Me distraje porque, exactamente delante de mí se sentaban dos chicas completamente iguales que parecían no conocerse, aunque yo no estuviese segura de que no se conocieran: era prácticamente imposible que dos hermanas gemelas no se hubieran visto antes. Porque eso parecían, dos gotas de agua. Dos gotas de agua que no se hablaban y estaban sentadas a un hombre de distancia. Debían tener unos 17 años y el mismo marrón del pelo, color chocolate. Ondulado, rebajado y pasando los hombros. Las dos usaban exactamente el mismo flequillo, una para cada lado. De sus caritas adolescentes sobresalía la misma nariz turca, y los ojos, como almendras, se recortaban delineados. Las dos tenían labios cortitos y la pera larga. Yo no podía creer la sucesión de similitudes físicas entre ellas a tal punto de que -varias veces- revisé no estar con la boca abierta en medio del subte y en hora pico.
Seguí comparándolas y cada vez era peor: vestían la misma ropa y los mismos accesorios pero de diferente estilo.

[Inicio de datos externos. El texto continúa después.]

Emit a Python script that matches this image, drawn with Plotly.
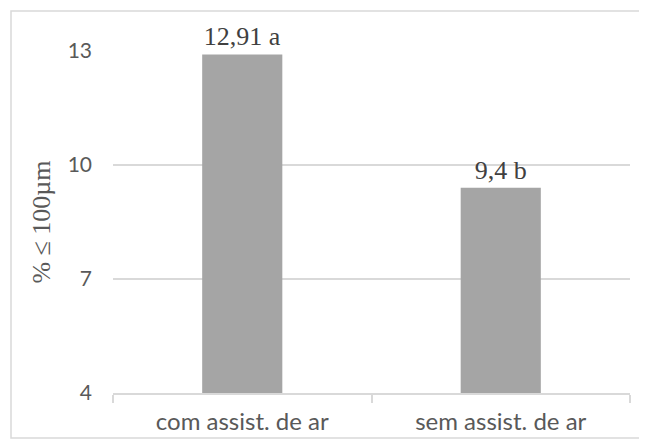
import plotly.graph_objects as go

categories = ["com assist. de ar", "sem assist. de ar"]
values = [12.91, 9.4]
labels = ["12,91 a", "9,4 b"]
y_ticks = [4, 7, 10, 13]

# the page body has an 8px default margin; compensate so the figure lands at the reference position
OFF = 8
W, H = 647 - OFF, 439 - OFF
L, R, T, B = 113 - OFF, 17, 51 - OFF, 46
pw, ph = W - L - R, H - T - B

def px(x):
    return (x - OFF - L) / pw

def py(y):
    return (H - B - (y - OFF)) / ph

fig = go.Figure(go.Bar(
    x=categories, y=values, text=labels, textposition="outside",
    cliponaxis=False,
    marker=dict(color="#a5a5a5", line=dict(width=0)),
    textfont=dict(family="Liberation Serif", size=26, color="#404040"),
    width=0.31,
))

fig.update_layout(
    width=W, height=H,
    margin=dict(l=L, r=R, t=T, b=B, autoexpand=False),
    plot_bgcolor="white", paper_bgcolor="white",
    showlegend=False,
    yaxis=dict(
        range=[4, 13], tickvals=y_ticks, ticktext=[str(v) for v in y_ticks],
        showgrid=True, gridcolor="#d9d9d9", gridwidth=1.5,
        zeroline=False, showline=False, ticks="",
        tickfont=dict(family="Lato", size=21, color="#595959"),
        ticklabelstandoff=20, automargin=False,
        title=dict(text="% ≤ 100µm", standoff=9,
                   font=dict(family="Liberation Serif", size=26, color="#595959")),
    ),
    xaxis=dict(
        showline=True, linecolor="#d9d9d9", linewidth=1.5,
        ticks="outside", tickson="boundaries", ticklen=8,
        tickcolor="#d9d9d9", tickwidth=1.5,
        tickfont=dict(family="Lato", size=24, color="#595959"),
        ticklabelstandoff=6, automargin=False,
    ),
    shapes=[dict(type="rect", xref="paper", yref="paper",
                 x0=px(11), x1=px(660), y0=py(438), y1=py(11),
                 line=dict(color="#d9d9d9", width=1.5), layer="below")],
)

fig.write_html("out.html")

Mientras una usaba un bolso cruzado color rosa y amarillo pastel, la otra cargaba, también cruzado, uno igual de largo pero todo negro y con estrellitas rojas. Las dos iban escuchando música de mp3. Me arriesgo a decir que la del bolso rosa estaba copada con Sin Bandera, mientras la otra vibraba con Calle 13 o Good Charlotte.
Me puse nerviosa. Empecé a preguntarme si acaso no era posible que todos tuviéramos un clon perdido por ahí. Porque estas chicas podrían no ser dos gemelas que no se llevaran tan bien pero que estuvieran yendo al mismo destino; la casa de una amiga del colegio, tal vez. Eran exactamente iguales pero, por algo, yo tenía dudas… Así, retomé mi antigua teoría de los clones y analicé la posibilidad de que realmente existiera otro igualito a uno en cualquier parte del mundo.

Pero como en el mundo somos tantos se tornaba casi imposible que, periódicamente, alguien se encontrara con su equivalente: uno podría vivir en Palomar y el otro en Sitges, España. ¡Podríamos estar toda la vida sin encontrarnos a nuestro clon! Por algún motivo, sentí pena. Una de las chicas empezó a mandar mensajes de texto, la otra tocaba su mp3 y yo pensé en mi clon. Imaginé cómo sería encontrarla en el subte. Me pregunté si yo misma me daría cuenta o sería imperceptible para mí también que una desconocida y yo fuéramos completamente iguales. Casi me paro a preguntárselo a las chicas: ¿Chicas, ustedes saben?, iba a intimarlas, pero no.

Porque tal vez sea parte de la teoría que dos clones jamás se reconocen aunque el resto de las personas perciban semejante equivalencia, y aunque cada una pudiera reconocer otros dos clones que, claro, tampoco se reconocerían entre sí. Entonces me puse paranoica y revoleé mis ojos hacia los dos costados. Izquierda, derecha, me latía el corazón muy fuerte. Las dos chicas se bajaron en la misma estación pero salieron del subte por puertas distintas. No se hablaron. Yo me puse una mano en el pecho. Faltaba poco para José Hernández y todavía quedaban algunos pasajeros. Éramos alrededor de treinta en ese vagón. No podía calmarme. Desesperada, seguí buscando a mi pandam. Pensé en mi amigo pintor, El Viejo, quien una noche me reveló el secreto de un buen retrato: que el artista descifre en cada rostro aquel único rasgo –ú-ni-co-ras-go- que lo caracteriza. Y dijo que el mío es el temperamento de mis pómulos por esa profundidad que hay entre mis ojos y mi nariz. Me toqué la nariz. Revisé minuciosamente a cada mujer que viajaba conmigo con la esperanza de encontrarla y la certeza de estar perdiendo el tiempo. No tenía pistas. No sabía de nadie que alguna vez lo hubiera logrado. Pero estaba segura de una sola cosa: mi clon jamás usaría tacos.